Cal State Long Beach is climbing the ladder to elite school status as timely graduation rates continue to rise. But some students argue they actually suffer from the fast-paced movement in-and-out of college.
The university system has shifted attention on its Graduation Initiative 2025, a $75 million plan to increase graduation rates while eliminating achievement gaps. This means getting freshmen out with degrees in four years, and transfers out in two.
Though the shift in focus to timely graduation aims to benefit students in the long run, it serves as a double-edged sword for those who seek additional educational enrichment from their college experience. This includes students who wish to change or add majors, such as psychology major Marhonda Green.
Toward the end of her second year, Green decided that she wanted to minor in criminal justice and forensic studies, but she was denied the double minor because it would extend her college career by a year. She was only allowed to move forward with one minor.
“I understand them wanting to guide us, but it’s like you have no choice,” Green said. “It’s like, ‘You have to graduate in four years. You have to get it together.’ I’m like, ‘Wait a minute.’ Some of us just need a minute to kind of figure it out. And that’s what I think college is for.”
This wasn’t Green’s first time dealing with educational goal changes. She started out as a chemistry major, but decided to switch to psychology halfway through her freshman year. Even though she had only been taking classes for one semester, she didn’t have an easy time changing her major.
“It took me an hour to convince my chemistry adviser that I wanted to go through with the decision,” Green said.
Four-year graduation rates for freshmen have been steadily increasing since 2009, with a 1 percent drop for the fall 2010 class, according to data compiled by the Institutional Research & Assessment office. There was an especially significant jump in these numbers between 2016 and 2017. A little over 16 percent of freshmen in 2012 graduated within four years and the next year, the number jumped to almost 26 percent.
The same trend holds true for transfer students. Data from the IRA shows that among students who began class during 2012, 30 percent graduated after the expected two years. This increased by 6 percent for the following class, which transferred in 2013.
“That was a big step toward getting there for sure, but there’s still more work to be done,” said Don Haviland, a member of the Highly Valued Degree Initiative 2025 Research and Evaluation Task Force. “If we [are] all sort of pulling on different parts of the wagon, we’ll get there together.”
The numbers are in line with the college’s mission of churning out “highly valued” degrees, which includes raising four-year graduation rates for freshmen and two-year graduation rates for transfer students.
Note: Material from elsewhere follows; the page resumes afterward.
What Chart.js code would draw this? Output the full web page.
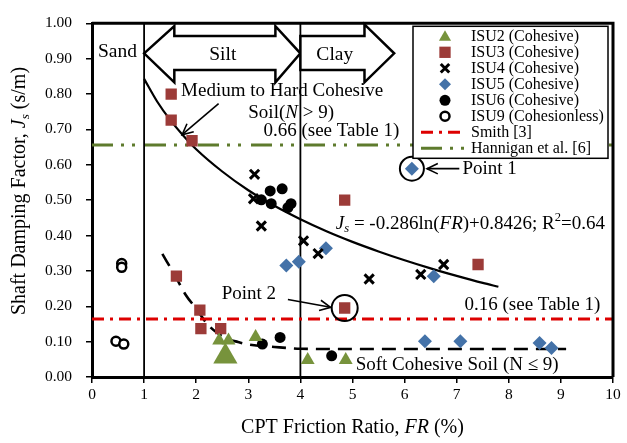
<!DOCTYPE html>
<html><head><meta charset="utf-8">
<script src="https://cdn.jsdelivr.net/npm/chart.js@4.4.1/dist/chart.umd.min.js"></script>
<style>html,body{margin:0;padding:0;background:#fff}#wrap{width:627px;height:443px;position:relative}</style>
</head><body><div id="wrap"><canvas id="c" width="627" height="443"></canvas></div>
<script>
// ---------- data ----------
const xTicks = [0, 1, 2, 3, 4, 5, 6, 7, 8, 9, 10];
const yTicks = [0, 0.1, 0.2, 0.3, 0.4, 0.5, 0.6, 0.7, 0.8, 0.9, 1.0];

const isu2FR = [2.44, 2.62, 2.56, 3.14, 4.14, 4.87];
const isu2Js = [0.103, 0.103, 0.058, 0.113, 0.048, 0.048];

const isu3FR = [1.52, 1.52, 1.92, 1.62, 2.07, 2.09, 2.47, 4.85, 4.85, 7.41];
const isu3Js = [0.800, 0.726, 0.668, 0.285, 0.189, 0.137, 0.137, 0.195, 0.500, 0.318];

const isu4FR = [3.12, 3.10, 3.25, 4.06, 4.34, 5.32, 6.31, 6.75];
const isu4Js = [0.573, 0.504, 0.427, 0.385, 0.349, 0.277, 0.290, 0.318];

const isu5FR = [6.14, 3.73, 3.97, 4.49, 6.56, 6.39, 7.07, 8.59, 8.82];
const isu5Js = [0.589, 0.315, 0.326, 0.364, 0.285, 0.101, 0.101, 0.096, 0.082];

const isu6FR = [3.42, 3.65, 3.25, 3.44, 3.76, 3.82, 3.27, 3.61, 4.60];
const isu6Js = [0.526, 0.532, 0.501, 0.490, 0.479, 0.490, 0.093, 0.112, 0.060];

const isu9FR = [0.57, 0.57, 0.46, 0.61];
const isu9Js = [0.321, 0.310, 0.101, 0.093];

const smithJs = 0.164;      // "0.16 (see Table 1)"
const hanniganJs = 0.656;   // "0.66 (see Table 1)"
const zoneFR = [1, 4];      // Sand | Silt | Clay boundaries

// trend: Js = -0.286 ln(FR) + 0.8426
const trendFR = [1.0, 1.25, 1.5, 1.75, 2.0, 2.5, 3.0, 3.5, 4.0, 4.5, 5.0, 5.5, 6.0, 6.5, 7.0, 7.5, 7.8];
const trendJs = [0.843, 0.779, 0.727, 0.683, 0.644, 0.581, 0.528, 0.484, 0.446, 0.412, 0.382, 0.355, 0.330, 0.307, 0.286, 0.266, 0.255];

// soft cohesive soil dashed curve
const softFR = [1.35, 1.6, 1.8, 2.0, 2.2, 2.4, 2.6, 2.8, 3.0, 3.5, 4.0, 5.0, 6.0, 7.0, 8.0, 9.1];
const softJs = [0.348, 0.285, 0.232, 0.193, 0.152, 0.125, 0.108, 0.099, 0.092, 0.085, 0.080, 0.079, 0.079, 0.079, 0.079, 0.079];

const seriesNames = ['ISU2 (Cohesive)', 'ISU3 (Cohesive)', 'ISU4 (Cohesive)', 'ISU5 (Cohesive)',
  'ISU6 (Cohesive)', 'ISU9 (Cohesionless)', 'Smith [3]', 'Hannigan et al. [6]'];

// ---------- styling ----------
const F = "'Liberation Serif','Times New Roman',serif";
const C2 = '#77933C', C3 = '#9C3B38', C5 = '#4472A8', CS = '#DD0000', CH = '#5E7B2D';
const pts = (xs, ys) => xs.map((x, i) => ({ x, y: ys[i] }));
const yMin = yTicks[0], yMax = yTicks[yTicks.length - 1];
const xMin = xTicks[0], xMax = xTicks[xTicks.length - 1];

function fnt(size, italic) { return (italic ? 'italic ' : '') + size + 'px ' + F; }
function drawRich(ctx, parts, x, y, size, align) {
  let w = 0;
  const items = parts.map(p => {
    const t = Array.isArray(p) ? p[0] : p;
    const st = Array.isArray(p) ? p[1] : '';
    const italic = st.indexOf('i') === 0;
    const sub = st.indexOf('sub') >= 0, sup = st.indexOf('sup') >= 0;
    const fs = (sub || sup) ? size * 0.66 : size;
    ctx.font = fnt(fs, italic);
    const tw = ctx.measureText(t).width;
    w += tw;
    return { t, italic, fs, tw, dy: sub ? size * 0.28 : (sup ? -size * 0.3 : 0) };
  });
  let cx = align === 'center' ? x - w / 2 : x;
  ctx.textAlign = 'left'; ctx.textBaseline = 'middle'; ctx.fillStyle = '#000';
  items.forEach(it => { ctx.font = fnt(it.fs, it.italic); ctx.fillText(it.t, cx, y + it.dy); cx += it.tw; });
}
function arrowLine(ctx, x1, y1, x2, y2, head) {
  ctx.beginPath(); ctx.moveTo(x1, y1); ctx.lineTo(x2, y2); ctx.stroke();
  const a = Math.atan2(y2 - y1, x2 - x1), s = 0.45;
  ctx.beginPath();
  ctx.moveTo(x2 - head * Math.cos(a - s), y2 - head * Math.sin(a - s));
  ctx.lineTo(x2, y2);
  ctx.lineTo(x2 - head * Math.cos(a + s), y2 - head * Math.sin(a + s));
  ctx.stroke();
}
function marker(ctx, style, x, y, r, fill, stroke, lw) {
  ctx.beginPath();
  if (style === 'triangle') {
    ctx.moveTo(x, y - r); ctx.lineTo(x + r * 0.866, y + r / 2); ctx.lineTo(x - r * 0.866, y + r / 2); ctx.closePath();
  } else if (style === 'rect') {
    const s = r * Math.SQRT1_2; ctx.rect(x - s, y - s, 2 * s, 2 * s);
  } else if (style === 'rectRot') {
    ctx.moveTo(x - r, y); ctx.lineTo(x, y - r); ctx.lineTo(x + r, y); ctx.lineTo(x, y + r); ctx.closePath();
  } else if (style === 'circle') {
    ctx.arc(x, y, r, 0, Math.PI * 2);
  } else if (style === 'crossRot') {
    const s = r * Math.SQRT1_2;
    ctx.moveTo(x - s, y - s); ctx.lineTo(x + s, y + s); ctx.moveTo(x + s, y - s); ctx.lineTo(x - s, y + s);
  }
  if (fill) { ctx.fillStyle = fill; ctx.fill(); }
  if (stroke) { ctx.strokeStyle = stroke; ctx.lineWidth = lw; ctx.stroke(); }
}

const annot = {
  id: 'annot',
  afterDatasetsDraw(chart) {
    const ctx = chart.ctx, xs = chart.scales.x, ys = chart.scales.y, a = chart.chartArea;
    const X = v => xs.getPixelForValue(v), Y = v => ys.getPixelForValue(v);
    ctx.save();
    // Silt / Clay block arrows
    ctx.lineWidth = 2.5; ctx.strokeStyle = '#000'; ctx.fillStyle = '#fff'; ctx.lineJoin = 'miter';
    const silt = [[1.0, 0.915], [1.58, 0.992], [1.58, 0.964], [3.52, 0.964], [3.52, 0.992], [4.0, 0.915],
      [3.52, 0.833], [3.52, 0.868], [1.58, 0.868], [1.58, 0.833]];
    const clay = [[4.0, 0.964], [5.23, 0.964], [5.23, 0.997], [5.8, 0.915], [5.23, 0.833], [5.23, 0.868], [4.0, 0.868]];
    [silt, clay].forEach(poly => {
      ctx.beginPath();
      poly.forEach((p, i) => i ? ctx.lineTo(X(p[0]), Y(p[1])) : ctx.moveTo(X(p[0]), Y(p[1])));
      ctx.closePath(); ctx.fill(); ctx.stroke();
    });
    drawRich(ctx, ['Silt'], X(2.51), Y(0.91), 19.5, 'center');
    drawRich(ctx, ['Clay'], X(4.66), Y(0.91), 19.5, 'center');
    drawRich(ctx, ['Sand'], X(0.49), Y(0.918), 19.5, 'center');

    // text annotations
    drawRich(ctx, ['Medium to Hard Cohesive'], X(1.71), Y(0.808), 19);
    drawRich(ctx, ['Soil(', ['N', 'i'], ' > 9)'], X(3.00), Y(0.745), 19);
    drawRich(ctx, ['0.66 (see Table 1)'], X(3.29), Y(0.696), 19);
    drawRich(ctx, [['J', 'i'], ['s', 'isub'], ' = -0.286ln(', ['FR', 'i'], ')+0.8426; R', ['2', 'sup'], '=0.64'], X(4.68), Y(0.433), 19);
    drawRich(ctx, ['Point 1'], X(7.11), Y(0.589), 19);
    drawRich(ctx, ['Point 2'], X(2.49), Y(0.236), 19);
    drawRich(ctx, ['0.16 (see Table 1)'], X(7.15), Y(0.203), 19);
    drawRich(ctx, ['Soft Cohesive Soil (N \u2264 9)'], X(5.06), Y(0.033), 19);

    // arrows
    ctx.lineWidth = 1.6; ctx.strokeStyle = '#000';
    arrowLine(ctx, X(2.43), Y(0.773), X(1.73), Y(0.685), 12);
    arrowLine(ctx, X(7.05), Y(isu5Js[0]), X(6.43), Y(isu5Js[0]), 12);
    arrowLine(ctx, X(3.76), Y(0.219), X(4.58), Y(0.197), 12);
    // circles around Point 1 and Point 2
    ctx.lineWidth = 2;
    ctx.beginPath(); ctx.arc(X(isu5FR[0]), Y(isu5Js[0]), 12, 0, Math.PI * 2); ctx.stroke();
    ctx.beginPath(); ctx.arc(X(isu3FR[7]), Y(isu3Js[7]), 13, 0, Math.PI * 2); ctx.stroke();

    // frame (top and right)
    ctx.lineWidth = 3; ctx.strokeStyle = '#000';
    ctx.beginPath(); ctx.moveTo(a.left, a.top); ctx.lineTo(a.right, a.top); ctx.lineTo(a.right, a.bottom); ctx.stroke();

    // legend
    const lx = a.right - 200, ly = a.top + 3, lw = 195, lh = 132;
    ctx.fillStyle = '#fff'; ctx.fillRect(lx, ly, lw, lh);
    ctx.lineWidth = 1.5; ctx.strokeStyle = '#000'; ctx.strokeRect(lx, ly, lw, lh);
    const mx = lx + 32, tx = lx + 58;
    const rows = seriesNames.map((n, i) => ly + 10 + i * 16);
    marker(ctx, 'triangle', mx, rows[0] + 1, 7, C2);
    marker(ctx, 'rect', mx, rows[1], 8, C3);
    marker(ctx, 'crossRot', mx, rows[2], 6, null, '#000', 3);
    marker(ctx, 'rectRot', mx, rows[3], 6, C5);
    marker(ctx, 'circle', mx, rows[4], 5.5, '#000');
    marker(ctx, 'circle', mx, rows[5], 4.5, '#fff', '#000', 2.5);
    ctx.lineWidth = 3;
    ctx.strokeStyle = CS; ctx.setLineDash([12, 6, 3, 6]);
    ctx.beginPath(); ctx.moveTo(lx + 8, rows[6]); ctx.lineTo(lx + 50, rows[6]); ctx.stroke();
    ctx.strokeStyle = CH; ctx.setLineDash([21, 8, 3, 8, 3, 10]);
    ctx.beginPath(); ctx.moveTo(lx + 8, rows[7]); ctx.lineTo(lx + 53, rows[7]); ctx.stroke();
    ctx.setLineDash([]);
    seriesNames.forEach((n, i) => drawRich(ctx, [n], tx, rows[i] + 0.5, 16));

    // axis titles
    drawRich(ctx, ['CPT Friction Ratio, ', ['FR', 'i'], ' (%)'], (a.left + a.right) / 2, 428, 20, 'center');
    ctx.translate(20, 191); ctx.rotate(-Math.PI / 2);
    drawRich(ctx, ['Shaft Damping Factor, ', ['J', 'i'], ['s', 'isub'], ' (s/m)'], 0, 0, 20, 'center');
    ctx.restore();
  }
};

const lineDs = (label, data, color, width, dash) => ({
  type: 'line', label, data, borderColor: color, borderWidth: width, borderDash: dash || [],
  pointRadius: 0, fill: false, showLine: true, tension: 0, cubicInterpolationMode: 'monotone'
});

new Chart(document.getElementById('c'), {
  type: 'scatter',
  data: {
    datasets: [
      { label: seriesNames[0], data: pts(isu2FR, isu2Js), pointStyle: 'triangle',
        pointRadius: c => (c.dataIndex === 2 ? 14 : 8), backgroundColor: C2, borderColor: C2, borderWidth: 0 },
      { label: seriesNames[1], data: pts(isu3FR, isu3Js), pointStyle: 'rect', pointRadius: 8, backgroundColor: C3, borderColor: C3, borderWidth: 0 },
      { label: seriesNames[2], data: pts(isu4FR, isu4Js), pointStyle: 'crossRot', pointRadius: 6.5, borderColor: '#000', borderWidth: 3 },
      { label: seriesNames[3], data: pts(isu5FR, isu5Js), pointStyle: 'rectRot', pointRadius: 7, backgroundColor: C5, borderColor: C5, borderWidth: 0 },
      { label: seriesNames[4], data: pts(isu6FR, isu6Js), pointStyle: 'circle', pointRadius: 5.5, backgroundColor: '#000', borderColor: '#000', borderWidth: 0 },
      { label: seriesNames[5], data: pts(isu9FR, isu9Js), pointStyle: 'circle', pointRadius: 4.5, backgroundColor: '#fff', borderColor: '#000', borderWidth: 2.5 },
      lineDs(seriesNames[6], [{ x: xMin, y: smithJs }, { x: xMax, y: smithJs }], CS, 3, [12, 6, 3, 6]),
      lineDs(seriesNames[7], [{ x: xMin, y: hanniganJs }, { x: xMax, y: hanniganJs }], CH, 3, [21, 8, 3, 8, 3, 10]),
      lineDs('trend', pts(trendFR, trendJs), '#000', 2.2),
      lineDs('soft', pts(softFR, softJs), '#000', 2.6, [14, 8]),
      lineDs('b1', [{ x: zoneFR[0], y: yMin }, { x: zoneFR[0], y: yMax }], '#000', 1.8),
      lineDs('b2', [{ x: zoneFR[1], y: yMin }, { x: zoneFR[1], y: yMax }], '#000', 1.8)
    ]
  },
  options: {
    responsive: false, animation: false, devicePixelRatio: 1,
    layout: { padding: { left: 0, top: 12, right: 9, bottom: 0 } },
    plugins: { legend: { display: false }, tooltip: { enabled: false } },
    scales: {
      x: {
        type: 'linear', min: xMin, max: xMax,
        afterBuildTicks: s => { s.ticks = xTicks.map(v => ({ value: v })); },
        afterFit: s => { s.height = 66; },
        ticks: { color: '#000', font: { family: F, size: 15.5 }, padding: 3, callback: v => String(v), maxRotation: 0 },
        grid: { drawOnChartArea: false, drawTicks: true, tickLength: 6, color: '#000', lineWidth: 1.5 },
        border: { display: true, color: '#000', width: 3 }
      },
      y: {
        type: 'linear', min: yMin, max: yMax,
        afterBuildTicks: s => { s.ticks = yTicks.map(v => ({ value: v })); },
        afterFit: s => { s.width = 92; },
        ticks: { color: '#000', font: { family: F, size: 15.5 }, padding: 14, callback: v => Number(v).toFixed(2) },
        grid: { drawOnChartArea: false, drawTicks: true, tickLength: 6, color: '#000', lineWidth: 1.5 },
        border: { display: true, color: '#000', width: 3 }
      }
    }
  },
  plugins: [annot]
});
</script></body></html>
As it stands, the school has a goal of a 39 percent four-year graduation rate by 2024 (which applies to freshmen from 2020) and a 45 percent two-year graduation rate for transfers by the same year.
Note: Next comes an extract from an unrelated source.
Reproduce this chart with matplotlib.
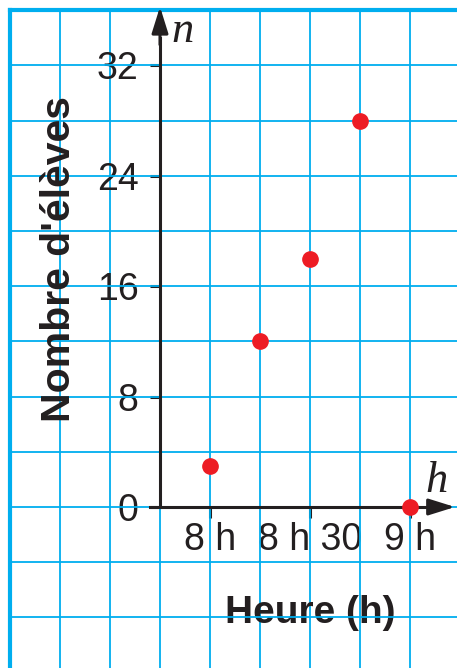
import matplotlib.pyplot as plt
from matplotlib.ticker import MultipleLocator

# pupils arriving, time given in minutes after 8 h
minutes = [0, 15, 30, 45, 60]
eleves = [3, 12, 18, 28, 0]

y_ticks = [0, 8, 16, 24, 32]
x_ticks = [0, 30, 60]
x_labels = ['8 h', '8 h 30', '9 h']

GRID = '#00aeef'
INK = '#231f20'
RED = '#ed1c24'

# page geometry (pixels) so the squared paper lines up with the data
W, H = 457, 668
px_x = 100 / 30      # pixels per minute
px_y = 55.2 / 4      # pixels per pupil
x0_px, y0_px = 210, 507
left_px = 10
top_px = y0_px - 36 * px_y

fig = plt.figure(figsize=(W / 100, H / 100), dpi=100)
ax = fig.add_axes([left_px / W, 0, (W - left_px) / W, (H - top_px) / H])
ax.set_xlim((left_px - x0_px) / px_x, (W - x0_px) / px_x)
ax.set_ylim(-(H - y0_px) / px_y, 36)

# squared paper
ax.xaxis.set_minor_locator(MultipleLocator(15))
ax.yaxis.set_minor_locator(MultipleLocator(4))
ax.xaxis.remove_overlapping_locs = False
ax.yaxis.remove_overlapping_locs = False
ax.grid(which='minor', color=GRID, lw=1.3)
ax.tick_params(which='minor', length=0)
ax.set_axisbelow(True)
ax.axvline(ax.get_xlim()[0], color=GRID, lw=3, clip_on=False)
ax.spines['top'].set_color(GRID)
ax.spines['top'].set_linewidth(3)
ax.spines['right'].set_visible(False)

# axes through the origin
ax.spines['left'].set_position(('data', -15))
ax.spines['bottom'].set_position(('data', 0))
ax.spines['left'].set_bounds(0, 34)
ax.spines['bottom'].set_bounds(-18, 70)
for s in ['left', 'bottom']:
    ax.spines[s].set_color(INK)
    ax.spines[s].set_linewidth(2.2)

head = '-|>,head_length=0.8,head_width=0.25'
ax.annotate('', xy=(-15, 36.25), xytext=(-15, 33.5),
            arrowprops=dict(arrowstyle=head, mutation_scale=20, color=INK,
                            lw=2.2, shrinkA=0, shrinkB=0),
            annotation_clip=False)
ax.annotate('', xy=(73.5, 0), xytext=(68, 0),
            arrowprops=dict(arrowstyle=head, mutation_scale=20, color=INK,
                            lw=2.2, shrinkA=0, shrinkB=0),
            annotation_clip=False)

ax.set_yticks(y_ticks)
ax.set_xticks(x_ticks, x_labels)
ax.tick_params(which='major', direction='out', width=2.2, color=INK,
               labelcolor=INK, labelsize=27)
ax.tick_params(axis='y', which='major', length=7.5, pad=8)
ax.tick_params(axis='x', which='major', length=8, pad=3)
for lab in ax.get_xticklabels() + ax.get_yticklabels():
    lab.set_family(['Liberation Sans Narrow', 'Liberation Sans'])

ax.plot(minutes, eleves, 'o', ms=11, color=RED, ls='none', zorder=5,
        clip_on=False)

ax.set_ylabel("Nombre d'élèves", fontsize=29.5, fontweight='bold',
              family='Liberation Sans', color=INK, ha='center', va='baseline')
ax.yaxis.set_label_coords(-42, 17.97, transform=ax.transData)
ax.set_xlabel('Heure (h)', fontsize=28, fontweight='bold',
              family='Liberation Sans', color=INK, ha='center', va='baseline')
ax.xaxis.set_label_coords(30, -8.41, transform=ax.transData)

ax.text(-8.1, 33.7, 'n', fontsize=32, style='italic', family='Liberation Serif',
        color=INK, ha='center', va='baseline')
ax.text(68.1, 1.09, 'h', fontsize=32, style='italic', family='Liberation Serif',
        color=INK, ha='center', va='baseline')

fig.savefig('out.png', dpi=100)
“It’s a big needle to move,” Haviland said. “It takes a lot of people working continuously.”
Improving graduation rates has been a goal for the college even before the CSU system implemented an initiative in 2015 to realign its focus toward equal academic opportunity, according to Haviland. Graduation Initiative 2025 has given more urgency to the issue, however.
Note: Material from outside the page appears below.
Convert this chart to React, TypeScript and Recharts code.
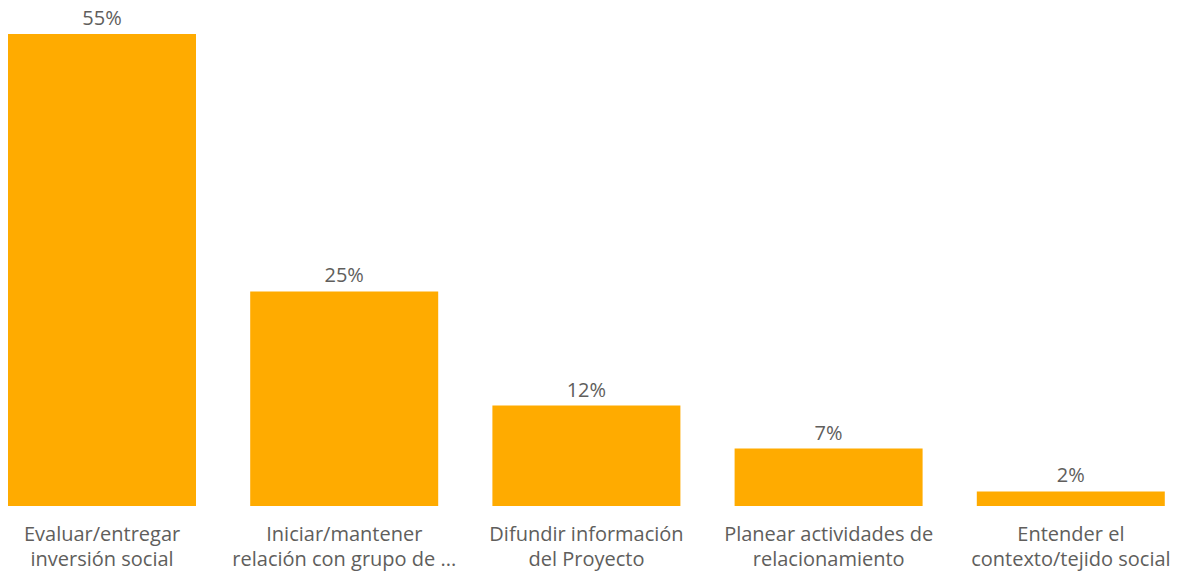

This is something that Matthew Major, a mechanical engineering and physics major, also experienced at the beginning of his educational career.
“They will not let you pick a minor in something that isn’t beneficiary to the major you’re in,” Major said. “[The advisers] told me straight up freshman year, ‘Yeah, don’t ask us to do a minor in interpretive dance because we won’t let you.”
However, Major says it’s a fair trade.
“A major component of college is the experience,” he said. “I think that you should be able to open yourself up to broader things, but at the same time you’re here for a major purpose — you’re here to get the degree.”
This is a sentiment echoed by Bron Pellissier, director of Academic Engagement and Success for the College of Liberal Arts.
“We’re not denying people more education. More education is better, but [not] unpurposeful education just to take at an institution that’s really focused,” Pellissier said. “Does that mean we don’t want you to smell the coffee or the roses? Heavens, no. It’s just, how can we help you do that more quickly?”
The emphasis on timely graduation comes at a time when the university is seeing increasing record-breaking application numbers.
“Every time we extend a student for another potential icing to their cake — a little bit of value added — we’re denying another person getting into the university,” Pellissier said.
The push for timely graduation was a result of shrinking resources toward higher education nationwide, a change that Pellissier, who has worked at the university for 30 years, remembers well.
“It used to be education for life,” she said. “Now you can only stay so long at the party.”
Pellissier said the focus of college-based advising centers now is to advise students right as they “enter the gate” of the new direction the college is taking.
“Our centers [have] chosen to take the ‘let’s do more in four,’” Pellissier said. “If you’re here for four semesters, let’s look at what that means for you.”